Patterns of behavior are not easy to change, especially patterns of overindulgence. A lot is holding us back and standing in the way of change, particularly these four stoppers (Clarke et al., 2014):

  1. The secret that they were overindulged, which they don't talk about to avoid ridicule and feelings of guilt.
  2. If they have not recognized overindulgence and named it, they may not know what they are wrestling with.
  3. They want to avoid hurting their parents, who had good intentions.
  4. They may have no clue whatsoever about what to do about it.

How to Move On

  1. Speak openly (about the secret) without blame when we talk about overindulgence.
  2. Name it. Once overindulgence has been named, we can talk about it, think about it, and gain insights into our beliefs and behaviors.
  3. Respect the good intent behind parental overindulging, but realize that good intention does not always have the impact one expected.
  4. Get a clue. Open yourself to learning new parenting behaviors.

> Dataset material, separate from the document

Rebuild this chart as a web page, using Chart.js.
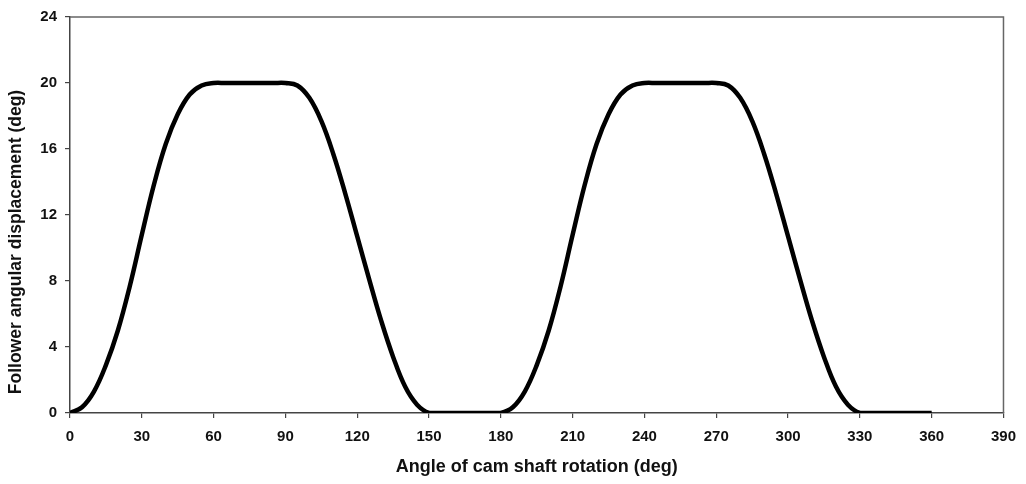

Practice Aloha. Do all things with love, grace, and gratitude.

© 2022 David J. Bredehoft

References

Bredehoft, D. J., Mennicke, S. A., Potter, A. M., & Clarke, J. I. (1998). Perceptions attributed by adults to parental overindulgence during childhood. Journal of Family and Consumer Sciences Education, 16(2), 3-17.

Clarke, J. I., Dawson, C., Bredehoft, D. J. (2014). How much is too much? Raising likeable, responsible, respectful children - from toddlers to teens - in an age of overindulgence. NY: Da Capo Lifelong press.